### TASK OBJECTIVE
Look through the records that follow. Copy every line containing the word "this".

[Begin PROVIDED DATA]

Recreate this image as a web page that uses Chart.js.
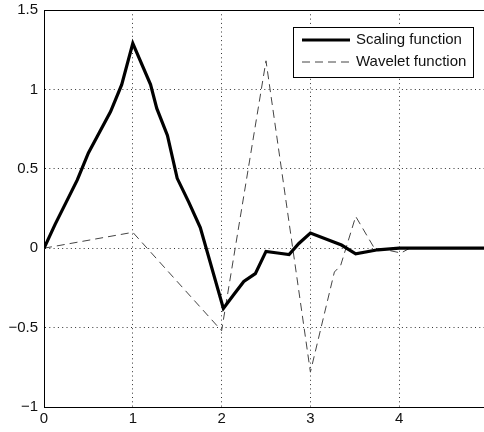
<!DOCTYPE html>
<html>
<head>
<meta charset="utf-8">
<script src="https://cdn.jsdelivr.net/npm/chart.js@4.4.1/dist/chart.umd.min.js"></script>
<style>
  html, body { margin: 0; padding: 0; background: #fff; overflow: hidden; }
  #wrap { width: 496px; height: 432px; position: relative; }
</style>
</head>
<body>
<div id="wrap"><canvas id="chart"></canvas></div>
<script>
// values
const scalingX = [0, 0.125, 0.25, 0.375, 0.5, 0.625, 0.75, 0.875, 1, 1.2, 1.27, 1.39, 1.5, 1.63, 1.76, 2.02, 2.14, 2.25, 2.38, 2.5, 2.63, 2.76, 2.87, 3, 3.35, 3.51, 3.76, 4, 5];
const scalingY = [0, 0.15, 0.29, 0.43, 0.6, 0.73, 0.86, 1.03, 1.29, 1.03, 0.88, 0.71, 0.44, 0.29, 0.13, -0.38, -0.29, -0.21, -0.16, -0.02, -0.03, -0.04, 0.03, 0.095, 0.02, -0.035, -0.01, 0, 0];
const waveletX = [0, 1, 2, 2.5, 3, 3.27, 3.34, 3.51, 3.72, 3.85, 4.02, 4.12, 5];
const waveletY = [0, 0.1, -0.52, 1.18, -0.78, -0.15, -0.11, 0.2, 0, -0.01, -0.03, 0, 0];
const seriesLabels = ["Scaling function", "Wavelet function"];
const xTicks = [0, 1, 2, 3, 4, 5];
const yTicks = [-1, -0.5, 0, 0.5, 1, 1.5];

const FONT = '"Liberation Sans", Arial, sans-serif';
Chart.defaults.font.family = FONT;
Chart.defaults.font.size = 15;
Chart.defaults.color = "#111";

const toXY = (xs, ys) => xs.map((x, i) => ({ x, y: ys[i] }));
const fmt = (v) => (v < 0 ? "\u2212" + Math.abs(v) : String(v));

// matlab style legend box + top frame line
const matlabBits = {
  id: "matlabBits",
  afterDatasetsDraw(chart) {
    const ctx = chart.ctx;
    const { left, right, top } = chart.chartArea;
    ctx.save();
    ctx.strokeStyle = "#000";
    ctx.lineWidth = 1;
    ctx.beginPath();
    ctx.moveTo(left, top + 0.5);
    ctx.lineTo(right, top + 0.5);
    ctx.stroke();

    const bx = right - 195, by = top + 17, bw = 180, bh = 50;
    ctx.fillStyle = "#fff";
    ctx.fillRect(bx, by, bw, bh);
    ctx.strokeRect(bx + 0.5, by + 0.5, bw, bh);

    chart.data.datasets.forEach((ds, i) => {
      const y = by + 13 + i * 22;
      ctx.save();
      ctx.strokeStyle = ds.borderColor;
      ctx.lineWidth = ds.borderWidth;
      ctx.setLineDash(ds.borderDash || []);
      ctx.beginPath();
      ctx.moveTo(bx + 9, y);
      ctx.lineTo(bx + 57, y);
      ctx.stroke();
      ctx.restore();
      ctx.fillStyle = "#111";
      ctx.font = "15px " + FONT;
      ctx.textBaseline = "middle";
      ctx.fillText(ds.label, bx + 63, y);
    });
    ctx.restore();
  },
};

const edgeClear = (lo, hi) => (c) =>
  c.tick && (c.tick.value === lo || c.tick.value === hi) ? "rgba(0,0,0,0)" : "#333";

new Chart(document.getElementById("chart"), {
  type: "line",
  data: {
    datasets: [
      { label: seriesLabels[0], data: toXY(scalingX, scalingY), borderColor: "#000", borderWidth: 3.2, pointRadius: 0, tension: 0, fill: false },
      { label: seriesLabels[1], data: toXY(waveletX, waveletY), borderColor: "#444", borderWidth: 1, borderDash: [8, 5], pointRadius: 0, tension: 0, fill: false },
    ],
  },
  options: {
    responsive: true,
    maintainAspectRatio: false,
    animation: false,
    layout: { padding: { top: 10, right: 8, left: 0, bottom: 0 } },
    plugins: { legend: { display: false }, tooltip: { enabled: false } },
    scales: {
      x: {
        type: "linear",
        min: 0,
        max: 5,
        afterBuildTicks: (s) => { s.ticks = xTicks.map((v) => ({ value: v })); },
        afterFit: (s) => { s.height = 25; s.paddingLeft = 0; s.paddingRight = 0; },
        ticks: { padding: 3, maxRotation: 0, callback: fmt },
        grid: { color: edgeClear(0, 5), lineWidth: 1, drawTicks: false },
        border: { display: true, color: "#000", width: 1, dash: [1, 3.3] },
      },
      y: {
        type: "linear",
        min: -1,
        max: 1.5,
        afterBuildTicks: (s) => { s.ticks = yTicks.map((v) => ({ value: v })); },
        afterFit: (s) => { s.width = 44; s.paddingTop = 0; s.paddingBottom = 0; },
        ticks: { padding: 6, callback: fmt },
        grid: { color: edgeClear(-1, 1.5), lineWidth: 1, drawTicks: false },
        border: { display: true, color: "#000", width: 1, dash: [1, 3.3] },
      },
    },
  },
  plugins: [matlabBits],
});
</script>
</body>
</html>
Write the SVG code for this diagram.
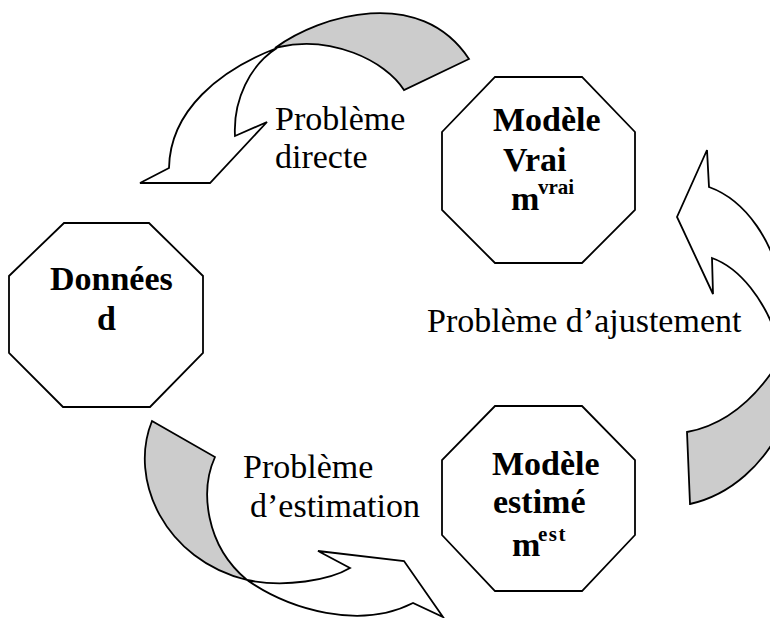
<svg xmlns="http://www.w3.org/2000/svg" width="770" height="618" viewBox="0 0 770 618">
<style>
.oct{fill:#fff;stroke:#000;stroke-width:1.8;stroke-linejoin:miter}
.w{fill:#fff;stroke:#000;stroke-width:1.8;stroke-linejoin:miter}
.g{fill:#cccccc;stroke:#000;stroke-width:1.8;stroke-linejoin:miter}
.b{font-family:"Liberation Serif","Times New Roman",serif;font-weight:bold;font-size:34px;fill:#000}
.sup{font-family:"Liberation Serif","Times New Roman",serif;font-weight:bold;font-size:21px;fill:#000}
.r{font-family:"Liberation Serif","Times New Roman",serif;font-size:34px;fill:#000}
</style>
<rect width="770" height="618" fill="#fff"/>
<g id="connectors">
  <g id="arrow-directe">
    <path class="g" d="M275,48 C320,15 420,-15 469,59 L404,90 C385,60 330,35 279,47 Z"/>
    <path class="w" d="M277,48 C220,70 170,110 169,168 L140,183 L210,183 L267,122 L235,136 C233,100 250,65 277,48 Z"/>
    <text class="r" x="275" y="130">Problème</text>
    <text class="r" x="275" y="168">directe</text>
  </g>
  <g id="arrow-ajustement">
    <path class="w" d="M707,150 L677,217 L713,294 L712,258 C740,268 765,300 778,340 L800,340 L800,300 L785,300 C775,240 745,200 709,187 Z"/>
    <path class="g" d="M687,432 C725,425 755,400 780,360 L800,360 L800,420 L785,420 C765,465 730,495 690,504 Z"/>
    <text class="r" x="427" y="332">Problème d’ajustement</text>
  </g>
  <g id="arrow-estimation">
    <path class="g" d="M152,421 L215,457 C200,490 205,545 247,580 C165,560 128,480 152,421 Z"/>
    <path class="w" d="M247,580 C290,610 360,630 413,603 L443,617 L404,561 L318,551 L350,568 C330,580 285,588 247,580 Z"/>
    <text class="r" x="243" y="478">Problème</text>
    <text class="r" x="250" y="517">d’estimation</text>
  </g>
</g>
<g id="node-donnees">
  <polygon class="oct" points="64,223 149,223 203,276 203,353 150,407 63,407 9,353 9,276"/>
  <text class="b" x="50" y="290">Données</text>
  <text class="b" x="97" y="330">d</text>
</g>
<g id="node-modele-vrai">
  <polygon class="oct" points="495,77 582,77 635,132 635,210 582,263 495,263 442,210 442,132"/>
  <text class="b" x="493" y="131">Modèle</text>
  <text class="b" x="503" y="171">Vrai</text>
  <text class="b" x="511" y="210">m</text>
  <text class="sup" x="538" y="194">vrai</text>
</g>
<g id="node-modele-estime">
  <polygon class="oct" points="495,406 582,406 635,460 635,535 582,591 495,591 442,535 442,460"/>
  <text class="b" x="492" y="475">Modèle</text>
  <text class="b" x="493" y="513">estimé</text>
  <text class="b" x="512" y="556">m</text>
  <text class="sup" x="538" y="541" letter-spacing="1.5">est</text>
</g>
</svg>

[End PROVIDED DATA]

### PROBLEM SOLUTION
Recreate this image as a web page that uses Chart.js.
Write the SVG code for this diagram.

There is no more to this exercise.